Para não ser all work and no play como no filme “Shining” paralelamente cria-se a sociedade do embasbacado. Pedem-nos para ver coisas que nunca vimos e apresentam-nos o Nuno Rogeiro a cavalgar uma bicicleta, e nem se dão ao trabalho de lhe tirar o selim para fazer uma anedota com barbas. Ou Carolina Salgado a dançar em cima de um balcão, em Coimbra, no calor da noite, não ao som dos Anti-Nowhere League, que reflectiria escarninhos estados de espíritos de ex-namorados, mas Mickeal Carreira, numa sucosa reminiscência profissional do passado em que recreava idosos. Ou, depois de Bill Gates ter gastado 6 mil milhões para desenvolver o Windows Vista, abrirem uma dessas baiucas electrónicas da moda durante a noite para o Simão Sabrosa ser o primeiro a comprar e… nós acreditamos nisso. Mas ainda mais arremelgamos os olhos quando Marcelo Rebelo de Sousa visita todos os meses a biblioteca de Celorico de Basto e entrega 10 mil livros por ano para decorar as prateleiras, reconhecida a instituição já deu o nome do verbómano a uma sala, condicionando futuros jogadores de computador ao esforço de pronunciar cinco nomes quando marcarem os seus encontros na “sala Marcelo Rebelo de Sousa”. E, por fim, pasmemos com o pontapé dado na crise pela etérea Câmara Municipal de Lisboa ao empossar cavaleiros da real caça à multa os serviçais fiscais da EMEL. Num dia, só na avenida 5 de Outubro, cobraram 8 070 euros com 122 carros bloqueados, 15 rebocados e 49 por falta de pagamento do parquímetro.

2 Comments:

  • At 12:38 da tarde, Anonymous Anónimo said…
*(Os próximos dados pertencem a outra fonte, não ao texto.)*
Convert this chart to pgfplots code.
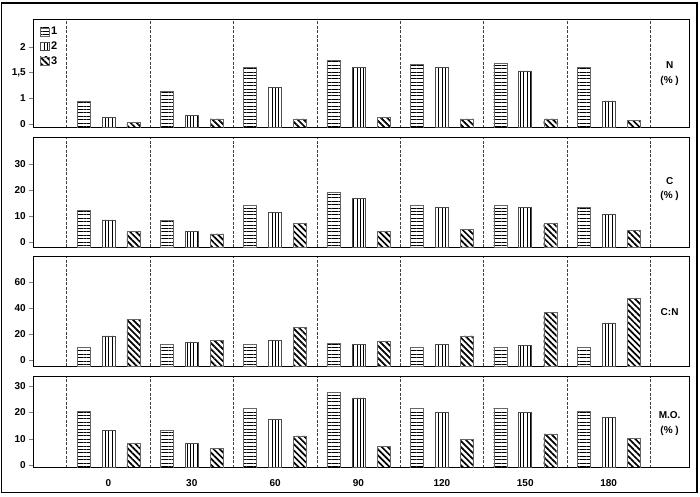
\documentclass[border=0pt]{standalone}
\usepackage{fontspec}
\setmainfont{Liberation Sans}
\usepackage{pgfplots}
\usepackage{pgfplotstable}
\pgfplotsset{compat=1.18}
\usetikzlibrary{patterns.meta}

% values read per sampling day (0..180), one table per panel
\pgfplotstableread{
x  s1   s2   s3
0  0.95 0.63 0.53
1  1.14 0.67 0.60
2  1.60 1.21 0.60
3  1.73 1.60 0.63
4  1.66 1.60 0.60
5  1.68 1.53 0.60
6  1.60 0.95 0.57
}\tabN
\pgfplotstableread{
x  s1   s2   s3
0  12.3 8.5  3.9
1  8.5  4.1  3.0
2  14.2 11.5 7.0
3  19.1 16.8 4.1
4  14.2 13.3 4.9
5  14.2 13.2 7.0
6  13.4 10.6 4.5
}\tabC
\pgfplotstableread{
x  s1   s2   s3
0  10.0 18.5 31.3
1  12.1 13.8 15.4
2  12.1 15.4 24.9
3  12.6 12.1 14.6
4  9.7  12.1 18.5
5  10.0 11.5 36.7
6  9.5  28.5 47.4
}\tabCN
\pgfplotstableread{
x  s1   s2   s3
0  20.5 13.3 8.3
1  13.3 8.3  6.3
2  21.6 17.4 11.1
3  27.6 25.5 7.1
4  21.6 20.0 9.8
5  21.6 20.0 11.8
6  20.3 18.1 10.2
}\tabMO

\tikzset{sidelabel/.style={font=\fontsize{10bp}{14.5bp}\selectfont\bfseries, align=center}}

\pgfplotsset{
  panel/.style={
    scale only axis, width=655.6bp,
    anchor=south west,
    xmin=-0.896, xmax=6.968,
    xtick={0,...,6}, xticklabels={},
    minor xtick={-0.5,0.5,...,6.5},
    xminorgrids=true,
    minor grid style={dash pattern=on 3bp off 1.5bp, black!75, line width=0.5bp},
    axis line style={line width=0.7bp},
    ytick pos=left, tick align=outside,
    major tick length=4.5bp, minor tick length=0pt,
    x tick style={draw=none},
    tick label style={font=\fontsize{10bp}{12bp}\selectfont\bfseries},
    clip=true,
  },
  b1/.style={ybar, bar width=13bp, bar shift=-25bp, draw=black!60, line width=0.4bp,
    pattern={Lines[angle=0, distance=3.4bp, line width=0.7bp]}},
  b2/.style={ybar, bar width=13bp, bar shift=0bp, draw=black!70, line width=0.5bp,
    pattern={Lines[angle=90, distance=3.4bp, line width=0.8bp]}},
  b3/.style={ybar, bar width=13bp, bar shift=25bp, draw=black!60, line width=0.4bp,
    pattern={Lines[angle=-45, distance=4.3bp, line width=1.7bp]}},
}

\begin{document}
\begin{tikzpicture}
\useasboundingbox (0,0) rectangle (700bp,-497bp);
\draw[line width=1.2bp] (1.2bp,-3bp) rectangle (697bp,-492.3bp);

% N (%)
\begin{axis}[panel, at={(33.7bp,-127.7bp)}, height=108.4bp,
  ymin=0.43, ymax=2.53,
  ytick={0.5,1,1.5,2}, yticklabels={0,1,{1,5},2},
  legend style={at={(rel axis cs:0.008,0.955)}, anchor=north west, draw=none, fill=none,
    font=\fontsize{11bp}{12bp}\selectfont\bfseries, row sep=1.5bp, inner sep=1bp,
    /tikz/every even column/.append style={column sep=2bp}},
  legend cell align=left,
  legend image code/.code={\draw[#1] (0bp,-3.8bp) rectangle (8.6bp,4.2bp);}]
\addplot[b1] table[x=x, y=s1] {\tabN};
\addplot[b2] table[x=x, y=s2] {\tabN};
\addplot[b3] table[x=x, y=s3] {\tabN};
\legend{1,2,3}
\node[sidelabel] at (rel axis cs:0.970,0.5) {N\\(\% )};
\end{axis}

% C (%)
\begin{axis}[panel, at={(33.7bp,-247.3bp)}, height=109.6bp,
  y coord trafo/.code={\pgfmathparse{#1+2.17}},
  y coord inv trafo/.code={\pgfmathparse{#1-2.17}},
  ymin=-2.17, ymax=40.3,
  ytick={0,10,20,30}, yticklabels={0,10,20,30}]
\addplot[b1] table[x=x, y=s1] {\tabC};
\addplot[b2] table[x=x, y=s2] {\tabC};
\addplot[b3] table[x=x, y=s3] {\tabC};
\node[sidelabel] at (rel axis cs:0.970,0.53) {C\\(\% )};
\end{axis}

% C:N
\begin{axis}[panel, at={(33.7bp,-366bp)}, height=109.3bp,
  y coord trafo/.code={\pgfmathparse{#1+4.6}},
  y coord inv trafo/.code={\pgfmathparse{#1-4.6}},
  ymin=-4.6, ymax=79.5,
  ytick={0,20,40,60}, yticklabels={0,20,40,60}]
\addplot[b1] table[x=x, y=s1] {\tabCN};
\addplot[b2] table[x=x, y=s2] {\tabCN};
\addplot[b3] table[x=x, y=s3] {\tabCN};
\node[sidelabel] at (rel axis cs:0.970,0.49) {C:N};
\end{axis}

% M.O. (%)
\begin{axis}[panel, at={(33.7bp,-467.7bp)}, height=91.7bp,
  y coord trafo/.code={\pgfmathparse{#1+1.0}},
  y coord inv trafo/.code={\pgfmathparse{#1-1.0}},
  ymin=-1.0, ymax=33.8,
  ytick={0,10,20,30}, yticklabels={0,10,20,30},
  xticklabels={0,30,60,90,120,150,180},
  xticklabel style={yshift=-3.5bp}]
\addplot[b1] table[x=x, y=s1] {\tabMO};
\addplot[b2] table[x=x, y=s2] {\tabMO};
\addplot[b3] table[x=x, y=s3] {\tabMO};
\node[sidelabel] at (rel axis cs:0.970,0.48) {M.O.\\(\% )};
\end{axis}
\end{tikzpicture}
\end{document}
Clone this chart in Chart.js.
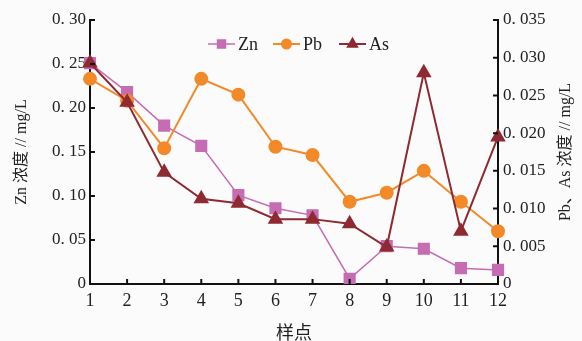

    As "crises" são tantas...
    Nas Camaras Municipais, nas Universidades, no Futebol, nos Bancos, nas negociatas tipo OTA, nos inúmeros institutos e instituições, enfim, quase tudo.
    Já há pouco para roubar e
    quando os ossos são poucos os cães começam a morder-se uns aos outros.

    Resta saber quanto tempo estas manobras de diversão para manter a populaça distraída, vão durar.

    Quando o endividamento estoirar, a água potável escassear e as barriguinhas começarem a dar horas sempre quero ver o que vão inventar.

    Mais policia e mais multas possívelmente...

     
  • At 10:43 da manhã, Blogger Táxi Pluvioso said…

    Havia duas certezas na vida: a morte e os impostos. Agora devemos somar mais uma – as multas. Distinguem-se dos impostos por não visarem directamente o dinheiro mas a educação do cidadão. São pedagógicas.
    Por exemplo, Carmona com falta de dinheiro nos cofres tem ainda disponibilidade para ensinar os automobilistas circulantes na cidade. Pôs os fiscais da EMEL a cobrar multas e instala radares para controlar os 50 km/h. E andou de mangueira na mão a tirar cartazes das paredes nos Restauradores. Pairam ameaças de 4 mil a 40 mil euros de multa para quem voltar a colá-los. A indecente chuvada de massa que tudo isto vai dar é acessório. O importante é educar comportamentos.
    Tony Blair gastou 45 milhões na formação da polícia anti-tabaco para quando a proibição de fumar em estabelecimentos fechados entrar em vigor lá para Julho. O Governo espera recuperar rapidamente o investimento nas multas.